I sold the shares at $4.25-ish average long time ago, and since then I was just watching, until about a month ago when I put the proceeds from selling XLF calls into C's calls. XLF March $15 calls unexpectedly went into money, and at that time C was trading between $4.20 and $4.40. I bought April $5 calls at 5 cents a piece.
Then the option went nowhere, as C lost momentum. Beginning of April, as the Op-Ex day was 2 weeks away, the option became basically worthless, a penny. No way in hell that C could go anywhere near the strike price. I left them for dead. (sound familiar?)
Then I happened to take a look at it two days ago after C made it above $4.60. The option was still 1 cents. PALM was still heavy on my mind, but C? How could this go any higher with no news? Nonetheless I called up the screen, and flirted with the idea of buying 1000 calls at 1 cents. It would cost $1000 to buy them. And probably I would lose it all when they expire on April 17.

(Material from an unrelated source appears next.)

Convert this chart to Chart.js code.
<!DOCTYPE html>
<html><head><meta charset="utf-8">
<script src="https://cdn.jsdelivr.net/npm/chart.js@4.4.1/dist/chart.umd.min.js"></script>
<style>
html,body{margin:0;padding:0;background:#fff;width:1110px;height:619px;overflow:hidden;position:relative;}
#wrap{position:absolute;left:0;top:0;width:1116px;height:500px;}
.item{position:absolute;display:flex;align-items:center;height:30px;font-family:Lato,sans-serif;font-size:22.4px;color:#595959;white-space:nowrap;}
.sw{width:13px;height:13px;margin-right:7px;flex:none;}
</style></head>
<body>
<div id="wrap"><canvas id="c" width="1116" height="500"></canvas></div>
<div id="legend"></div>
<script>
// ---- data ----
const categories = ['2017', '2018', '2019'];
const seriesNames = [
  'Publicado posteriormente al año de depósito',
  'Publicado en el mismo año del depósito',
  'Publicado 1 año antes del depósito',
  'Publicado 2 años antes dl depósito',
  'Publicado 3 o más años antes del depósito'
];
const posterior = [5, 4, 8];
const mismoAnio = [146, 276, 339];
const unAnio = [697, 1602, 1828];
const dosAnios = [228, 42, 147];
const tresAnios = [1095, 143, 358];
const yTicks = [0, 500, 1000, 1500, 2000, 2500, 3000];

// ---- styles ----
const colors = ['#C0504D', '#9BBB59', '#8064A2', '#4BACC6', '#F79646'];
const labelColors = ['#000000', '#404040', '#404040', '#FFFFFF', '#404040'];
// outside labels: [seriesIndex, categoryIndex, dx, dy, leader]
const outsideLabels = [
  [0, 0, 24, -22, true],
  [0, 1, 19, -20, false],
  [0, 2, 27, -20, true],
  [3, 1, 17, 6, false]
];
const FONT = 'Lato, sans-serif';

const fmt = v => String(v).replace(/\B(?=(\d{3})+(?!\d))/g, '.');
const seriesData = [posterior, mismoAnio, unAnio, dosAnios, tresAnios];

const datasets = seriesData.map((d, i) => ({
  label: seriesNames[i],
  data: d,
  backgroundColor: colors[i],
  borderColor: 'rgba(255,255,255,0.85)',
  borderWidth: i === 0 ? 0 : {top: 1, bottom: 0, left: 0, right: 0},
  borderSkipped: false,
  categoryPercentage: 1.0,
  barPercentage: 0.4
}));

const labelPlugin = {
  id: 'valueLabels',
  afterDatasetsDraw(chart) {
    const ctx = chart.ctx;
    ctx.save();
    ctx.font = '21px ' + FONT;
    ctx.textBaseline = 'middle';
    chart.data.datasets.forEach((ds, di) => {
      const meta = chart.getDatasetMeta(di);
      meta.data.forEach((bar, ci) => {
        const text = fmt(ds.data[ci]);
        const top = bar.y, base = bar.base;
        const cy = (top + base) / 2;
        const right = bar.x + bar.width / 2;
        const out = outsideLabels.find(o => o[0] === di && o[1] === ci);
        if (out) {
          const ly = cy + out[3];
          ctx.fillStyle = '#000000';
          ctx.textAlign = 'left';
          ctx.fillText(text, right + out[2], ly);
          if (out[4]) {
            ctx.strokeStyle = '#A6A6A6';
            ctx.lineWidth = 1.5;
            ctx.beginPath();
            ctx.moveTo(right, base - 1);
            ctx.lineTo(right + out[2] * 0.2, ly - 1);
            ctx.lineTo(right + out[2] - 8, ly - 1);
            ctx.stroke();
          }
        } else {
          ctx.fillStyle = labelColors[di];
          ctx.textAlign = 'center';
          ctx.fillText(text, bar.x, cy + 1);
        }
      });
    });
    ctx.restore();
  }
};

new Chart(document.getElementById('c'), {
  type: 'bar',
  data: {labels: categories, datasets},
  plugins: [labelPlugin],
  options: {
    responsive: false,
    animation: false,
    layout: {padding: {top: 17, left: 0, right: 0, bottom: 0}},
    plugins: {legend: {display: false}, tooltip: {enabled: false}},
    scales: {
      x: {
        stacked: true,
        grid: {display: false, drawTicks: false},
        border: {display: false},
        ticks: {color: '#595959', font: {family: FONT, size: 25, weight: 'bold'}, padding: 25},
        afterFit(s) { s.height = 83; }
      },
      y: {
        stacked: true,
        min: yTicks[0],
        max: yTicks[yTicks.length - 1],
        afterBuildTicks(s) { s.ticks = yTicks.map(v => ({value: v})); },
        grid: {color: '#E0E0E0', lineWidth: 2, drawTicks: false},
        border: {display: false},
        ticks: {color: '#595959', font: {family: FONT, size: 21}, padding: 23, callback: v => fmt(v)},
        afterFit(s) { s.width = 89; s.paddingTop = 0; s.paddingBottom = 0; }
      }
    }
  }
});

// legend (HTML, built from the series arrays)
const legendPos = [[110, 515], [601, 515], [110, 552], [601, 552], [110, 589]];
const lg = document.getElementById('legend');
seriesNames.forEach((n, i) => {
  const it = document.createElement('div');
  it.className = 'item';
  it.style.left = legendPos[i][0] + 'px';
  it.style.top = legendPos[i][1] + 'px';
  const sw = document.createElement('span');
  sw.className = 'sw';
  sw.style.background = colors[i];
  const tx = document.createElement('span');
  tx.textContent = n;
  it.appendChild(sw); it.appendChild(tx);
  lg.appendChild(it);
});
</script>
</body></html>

So I didn't buy. (sounding more and more familiar.)
Then, JPM (J.P.Morgan Chase) struck this morning. (It was my carelessness - I thought major banks report next week and didn't check the exact dates.) And C went flying. 1-cent call option ended at 7 cents. After-hours trading shows C at $5.01.

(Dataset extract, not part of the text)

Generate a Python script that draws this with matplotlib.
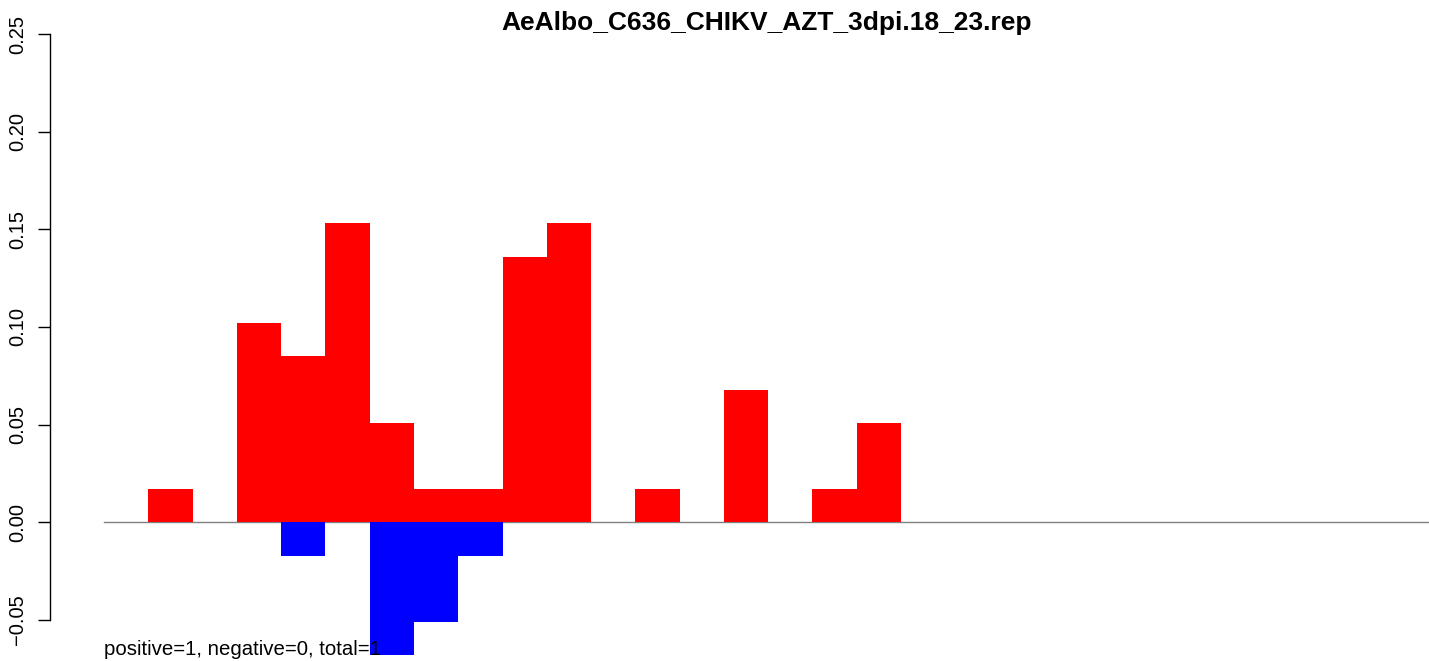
import numpy as np
import matplotlib
matplotlib.use("Agg")
import matplotlib.pyplot as plt

plt.rcParams["font.family"] = ["Liberation Sans", "DejaVu Sans"]

title = "AeAlbo_C636_CHIKV_AZT_3dpi.18_23.rep"
n_bins = 30
pos_idx = [1, 3, 4, 5, 6, 7, 8, 9, 10, 12, 14, 16, 17]
pos_val = [0.017, 0.102, 0.085, 0.153, 0.051, 0.017, 0.017, 0.136, 0.153, 0.017, 0.068, 0.017, 0.051]
neg_idx = [4, 6, 7, 8]
neg_val = [-0.017, -0.068, -0.051, -0.017]
y_ticks = [-0.05, 0.00, 0.05, 0.10, 0.15, 0.20, 0.25]
note = "positive=1, negative=0, total=1"

W, H = 1429, 661
fig = plt.figure(figsize=(W / 100, H / 100), dpi=100)
ax = fig.add_axes([50 / W, 0, 1 - 50 / W, 1])

# pixel mapping: 0.25 at y=34, -0.05 at y=620
ppu = (620 - 34) / 0.30
y_top = 0.25 + 34 / ppu
y_bot = -0.05 - (H - 620) / ppu
bw = (901 - 104) / 18
ax.set_xlim(-54 / bw, (W - 104) / bw)
ax.set_ylim(y_bot, y_top)

ax.plot([0, n_bins], [0, 0], color="#808080", lw=1.0, zorder=1)
ax.bar(pos_idx, pos_val, width=1, align="edge", color="#FF0000", linewidth=0, zorder=2)
ax.bar(neg_idx, neg_val, width=1, align="edge", color="#0000FF", linewidth=0, zorder=2)

for s in ["top", "right", "bottom"]:
    ax.spines[s].set_visible(False)
ax.spines["left"].set_bounds(-0.05, 0.25)
ax.spines["left"].set_linewidth(1.0)
ax.set_xticks([])
ax.set_yticks(y_ticks)
ax.set_yticklabels([f"{t:.2f}".replace("-", "\u2212") for t in y_ticks],
                   rotation=90, va="center", fontsize=14.5)
ax.tick_params(axis="y", length=8.6, width=1.0, pad=8)
ax.patch.set_alpha(0)

ax.text(0, -0.068, note, fontsize=14.7, ha="left", va="baseline", zorder=3)
fig.text(767 / W, 1 - 23 / H, title, ha="center", va="center",
         fontsize=19, fontweight="bold")

fig.savefig("out.png", dpi=100)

Here's what C's chart look like. It is a 6-month daily chart, and since February's turnaround it is full of gaps that are not filled. When it gaps up, C seems to gap up over several days.
Normally you would think it should correct right here, after a jump like C has had since April 1st, particularly after today. But traders were buying C's April $5 calls (volume was 392,352) all day today. What do I know at this point? Some drunken soul on Yahoo message board for C was calling for over $6 on Friday, $8 on Monday when Citi reports its earnings.
52-week high was last August, at $5.43.